Best yet, I had an alias. Blahnik, as in Manonlo the Italian Shoe God, only to be used when the clock struck midnight and strange things like Porsches turned into pumpkins and water into Dom Perignon in private local celebrity wine cellars.

Today, I’m going with the alias Yoganista, part guru, part girly girl.

I used to struggle with the dichotomies in my life: my spiritual, yogini, humanitarian side and my egotistical, life of the party, materialistic side.

Brooke Kochel

I explained this conundrum to a professor recently who promptly said, “But my child, one side informs the other. Your wisdom would not be balanced or complete without the knowledge of the other.” Another wise female elder said, “It’s the unique combination that makes you who you are.” Combined, these two simple phrases have given me great peace with my own little yin yang.

I’ll tell you my crazy credentials in a humble manner, only to add street credit to the following tantric fashion rules I’ve put into place. Regulations I intend to give citations upon utter disobedience. Since you no longer have an ego being a yogi, I know you won’t mind when I call you out during class.

Yoganista Rule #1:

Don’t wash your black yoga pants (or any super-cult luon for that matter) with white towels. It’s annoying to you, it’s annoying to the type A who got a pumpkin in their face during a close quarters Prasarita Padottanasana (wide legged forward bend). And while the picking of 1008 white tiny lent balls may be meditative, it seems you’ve got fleas to the next table at the hippy coffee shop.

Yoganista Rule #2:

Don’t wear your favorite yoga pants without a nice, cozy thong underneath it. Just remember, every time you wear them and you do a nice hip opener, those threads are getting loose alongside your thighs. And let’s assume you’re washing them after every use (let’s just go ahead and pray you’re washing them). As your body frees from its limitations, so do yo’ pants girlfrien’. It’s the urban legend you’ve heard about. The naked at school nightmare you dream about. It’s taking “playing doctor” to new cosmic heights. It’s happened to me, it could happen to you.
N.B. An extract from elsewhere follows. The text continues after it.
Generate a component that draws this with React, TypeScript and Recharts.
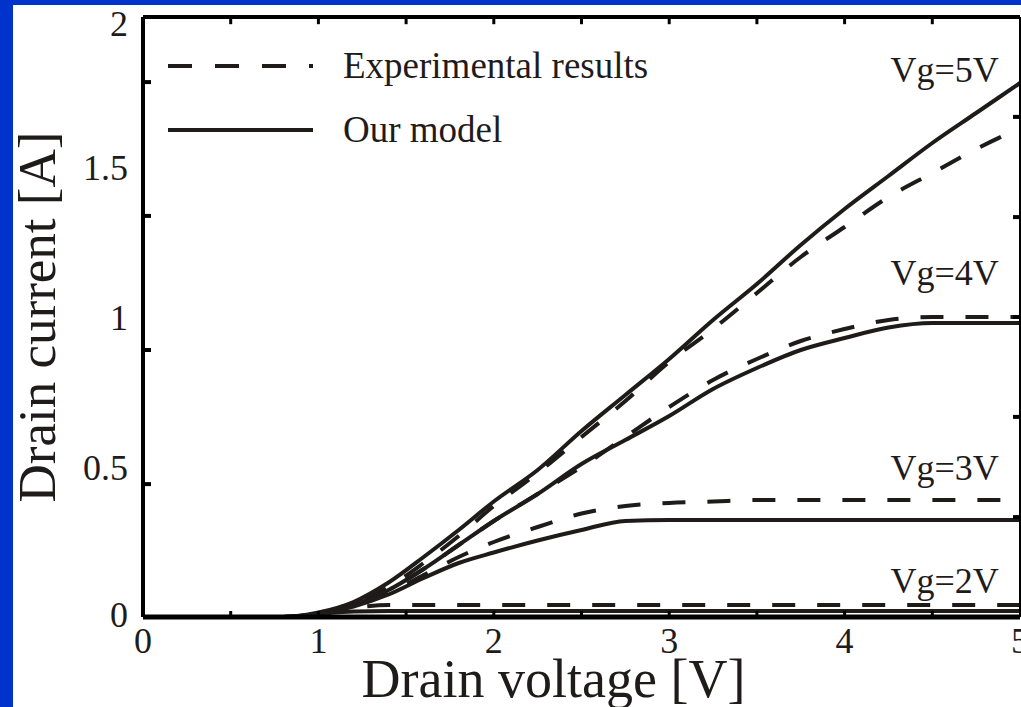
import { LineChart, Line, XAxis, YAxis, Legend, ReferenceDot, ReferenceLine } from "recharts";

const FONT = '"Liberation Serif", "Times New Roman", serif';
const INK = "#1f1b1b";

// drain voltage sample points [V]
const vds = [0, 0.5, 0.8, 1, 1.2, 1.4, 1.6, 1.8, 2, 2.25, 2.5, 2.75, 3, 3.25, 3.5, 3.75, 4, 4.25, 4.5, 4.75, 5];

// drain current [A], measured
const expVg5 = [0, 0, 0, 0.012, 0.045, 0.1, 0.18, 0.27, 0.37, 0.48, 0.6, 0.72, 0.85, 0.96, 1.08, 1.2, 1.3, 1.4, 1.48, 1.56, 1.63];
const expVg4 = [0, 0, 0, 0.012, 0.04, 0.09, 0.16, 0.24, 0.32, 0.41, 0.5, 0.6, 0.7, 0.79, 0.86, 0.92, 0.96, 0.99, 1.0, 1.0, 1.0];
const expVg3 = [0, 0, 0, 0.01, 0.035, 0.08, 0.14, 0.2, 0.25, 0.3, 0.345, 0.37, 0.38, 0.385, 0.39, 0.39, 0.39, 0.39, 0.39, 0.39, 0.39];
const expVg2 = [0, 0, 0, 0.01, 0.03, 0.04, 0.04, 0.04, 0.04, 0.04, 0.04, 0.04, 0.04, 0.04, 0.04, 0.04, 0.04, 0.04, 0.04, 0.04, 0.04];

// drain current [A], model
const modelVg5 = [0, 0, 0, 0.015, 0.05, 0.115, 0.2, 0.29, 0.385, 0.49, 0.62, 0.74, 0.86, 0.99, 1.11, 1.24, 1.36, 1.47, 1.58, 1.68, 1.78];
const modelVg4 = [0, 0, 0, 0.012, 0.04, 0.09, 0.16, 0.24, 0.32, 0.41, 0.51, 0.59, 0.67, 0.76, 0.83, 0.89, 0.93, 0.965, 0.98, 0.98, 0.98];
const modelVg3 = [0, 0, 0, 0.01, 0.035, 0.075, 0.13, 0.18, 0.215, 0.255, 0.29, 0.32, 0.323, 0.323, 0.323, 0.323, 0.323, 0.323, 0.323, 0.323, 0.323];
const modelVg2 = [0, 0, 0, 0.01, 0.018, 0.02, 0.02, 0.02, 0.02, 0.02, 0.02, 0.02, 0.02, 0.02, 0.02, 0.02, 0.02, 0.02, 0.02, 0.02, 0.02];

// axis ticks
const xTicks = [0, 0.5, 1, 1.5, 2, 2.5, 3, 3.5, 4, 4.5, 5];
const xMarkTicks = [0.5, 1, 1.5, 2, 2.5, 3, 3.5, 4, 4.5];
const yLabelTicks = [0, 0.5, 1, 1.5, 2];
const yLeftMarks = [0.443, 0.89, 1.337, 1.783];
const yRightMarks = [0.333, 0.667, 1, 1.333, 1.667];

// gate voltage annotations
const gateLabels = [
  { text: "Vg=5V", v: 4.57, i: 1.827 },
  { text: "Vg=4V", v: 4.57, i: 1.15 },
  { text: "Vg=3V", v: 4.57, i: 0.5 },
  { text: "Vg=2V", v: 4.57, i: 0.123 },
];

const legendItems = [
  { name: "Experimental results", dash: "24 23" },
  { name: "Our model", dash: undefined as string | undefined },
];

const toPts = (ys: number[]) => vds.map((v, k) => ({ v, i: ys[k] }));

const series = [
  { key: "e5", data: toPts(expVg5), dash: "23 22" },
  { key: "m5", data: toPts(modelVg5) },
  { key: "e4", data: toPts(expVg4), dash: "23 22" },
  { key: "m4", data: toPts(modelVg4) },
  { key: "e3", data: toPts(expVg3), dash: "23 22" },
  { key: "m3", data: toPts(modelVg3) },
  { key: "e2", data: toPts(expVg2), dash: "23 22" },
  { key: "m2", data: toPts(modelVg2) },
];

const Y_MAX = 2;
const TOP_MARK_LEN = 0.024; // length of the inward top-frame marks, in amps
const X_TICK_GAP = 10;

// frame axes only carry inward tick marks, no text
const NoText = () => <g />;

// bottom axis: inward mark every 0.5 V, number on whole volts
function XTick(props: any) {
  const { x, y, payload } = props;
  const axisY = y - X_TICK_GAP;
  const v = payload.value;
  return (
    <g>
      {v > 0 && v < 5 && <line x1={x} x2={x} y1={axisY} y2={axisY - 6} stroke="#000" strokeWidth={3} />}
      {Number.isInteger(v) && (
        <text x={x} y={y} dy="0.71em" textAnchor="middle" fill={INK} fontSize={36} fontFamily={FONT}>
          {v}
        </text>
      )}
    </g>
  );
}

function LegendBox() {
  return (
    <div style={{ fontFamily: FONT, fontSize: 37, color: INK }}>
      {legendItems.map((it, k) => (
        <div
          key={it.name}
          style={{ display: "flex", alignItems: "center", height: 40, marginBottom: k === 0 ? 24 : 0 }}
        >
          <svg width={145} height={6} style={{ display: "block" }}>
            <line x1={0} y1={3} x2={145} y2={3} stroke={INK} strokeWidth={4} strokeDasharray={it.dash} />
          </svg>
          <span style={{ marginLeft: 30, lineHeight: "40px", whiteSpace: "nowrap" }}>{it.name}</span>
        </div>
      ))}
    </div>
  );
}

function XTitle(props: any) {
  const vb = props.viewBox;
  return (
    <text
      x={vb.x + vb.width / 2 - 28}
      y={vb.y + vb.height - 10}
      textAnchor="middle"
      fontFamily={FONT}
      fontSize={54}
      fill={INK}
    >
      Drain voltage [V]
    </text>
  );
}

function YTitle(props: any) {
  const vb = props.viewBox;
  const cx = vb.x + 42;
  const cy = vb.y + vb.height / 2;
  return (
    <text
      x={cx}
      y={cy}
      transform={`rotate(-90, ${cx}, ${cy})`}
      textAnchor="middle"
      fontFamily={FONT}
      fontSize={53}
      fill={INK}
    >
      Drain current [A]
    </text>
  );
}

function YTick(props: any) {
  const { x, y, payload } = props;
  // keep the top label inside the frame
  const shift = payload.value === 2 ? 6 : payload.value === 0 ? -3 : 0;
  return (
    <text x={x} y={y + shift} dy="0.355em" textAnchor="end" fill={INK} fontSize={36} fontFamily={FONT}>
      {payload.value}
    </text>
  );
}

export default function App() {
  return (
    <div style={{ position: "absolute", left: 0, top: 0, width: 1021, height: 707, background: "#0033cc", overflow: "hidden" }}>
      <div style={{ position: "absolute", left: 13, top: 5, width: 1008, height: 702, background: "#fff" }}>
        <LineChart width={1008} height={702} margin={{ top: 12, right: 1, bottom: 0, left: 0 }}>
          <XAxis
            xAxisId="x"
            type="number"
            dataKey="v"
            domain={[0, 5]}
            allowDataOverflow
            ticks={xTicks}
            interval={0}
            tick={<XTick />}
            tickLine={false}
            tickSize={0}
            tickMargin={X_TICK_GAP}
            axisLine={{ stroke: "#000", strokeWidth: 5 }}
            height={90}
            label={<XTitle />}
          />
          <XAxis
            xAxisId="xt"
            type="number"
            domain={[0, 5]}
            allowDataOverflow
            orientation="top"
            mirror
            tick={false}
            tickLine={false}
            axisLine={{ stroke: "#000", strokeWidth: 4 }}
          />
          <YAxis
            yAxisId="y"
            type="number"
            domain={[0, Y_MAX]}
            allowDataOverflow
            ticks={yLabelTicks}
            interval={0}
            tick={<YTick />}
            tickLine={false}
            tickSize={0}
            tickMargin={15}
            axisLine={{ stroke: "#000", strokeWidth: 4 }}
            width={130}
            label={<YTitle />}
          />
          <YAxis
            yAxisId="yl"
            type="number"
            domain={[0, Y_MAX]}
            allowDataOverflow
            mirror
            ticks={yLeftMarks}
            interval={0}
            tick={<NoText />}
            tickSize={8}
            tickLine={{ stroke: "#000", strokeWidth: 4 }}
            axisLine={false}
          />
          <YAxis
            yAxisId="yr"
            type="number"
            orientation="right"
            domain={[0, Y_MAX]}
            allowDataOverflow
            mirror
            ticks={yRightMarks}
            interval={0}
            tick={<NoText />}
            tickSize={7}
            tickLine={{ stroke: "#000", strokeWidth: 4 }}
            axisLine={{ stroke: "#000", strokeWidth: 2 }}
          />

          {/* inward marks hanging from the top frame */}
          {xMarkTicks.map((v) => (
            <ReferenceLine
              key={`tm${v}`}
              xAxisId="x"
              yAxisId="y"
              segment={[
                { x: v, y: Y_MAX },
                { x: v, y: Y_MAX - TOP_MARK_LEN },
              ]}
              stroke="#000"
              strokeWidth={3}
              ifOverflow="visible"
            />
          ))}

          {series.map((s) => (
            <Line
              key={s.key}
              xAxisId="x"
              yAxisId="y"
              data={s.data}
              dataKey="i"
              type="monotone"
              stroke={INK}
              strokeWidth={4}
              strokeDasharray={s.dash}
              dot={false}
              activeDot={false}
              isAnimationActive={false}
            />
          ))}

          {gateLabels.map((g) => (
            <ReferenceDot
              key={g.text}
              xAxisId="x"
              yAxisId="y"
              x={g.v}
              y={g.i}
              r={0}
              fill="none"
              stroke="none"
              label={{ value: g.text, position: "center", fill: INK, fontSize: 36, fontFamily: FONT }}
            />
          ))}

          <Legend
            layout="vertical"
            align="center"
            verticalAlign="middle"
            content={<LegendBox />}
            wrapperStyle={{ left: 155, top: 41, width: "auto" }}
          />
        </LineChart>
      </div>
    </div>
  );
}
Tip: Invest in a pair of lululemon groovy thongs: the no panty line, stay-in-place during Happy Baby pose, cover your crotch during an emergency, underwear. Security like that comes with an affordable price tag of $16 bucks guys. Great investment!

Yoganista Rule #3:

Don’t wear light-colored, non-wicking cotton yoga pants that show your coochie coo sweat lines. Our yoga lineage with Shakti teaches us to celebrate the divine feminine in all of us. Bikram gave us permission, and even made it cool, to sweat in front of the opposite sex. But even I, as a former midwife (another one of my nine curious feline lives) don’t like to think about or see a stretching yoni sweating.

Remedy: Spend $80+ on a name brand boring black yoga pant or branch out a little and let your spirit shine on your soul mat. I’ve been trying out funky colored, loose-fitting to baggy pants or even skirts over short shorts. Tennis inspired skirts or even the international ultra baggy “hammer pants” are making their way back on the scene.

Yoganista’s Mantra of the Day:

Be Yourself. Be Sweaty. Be Mindful of Your Sweaty Self. Just Wick.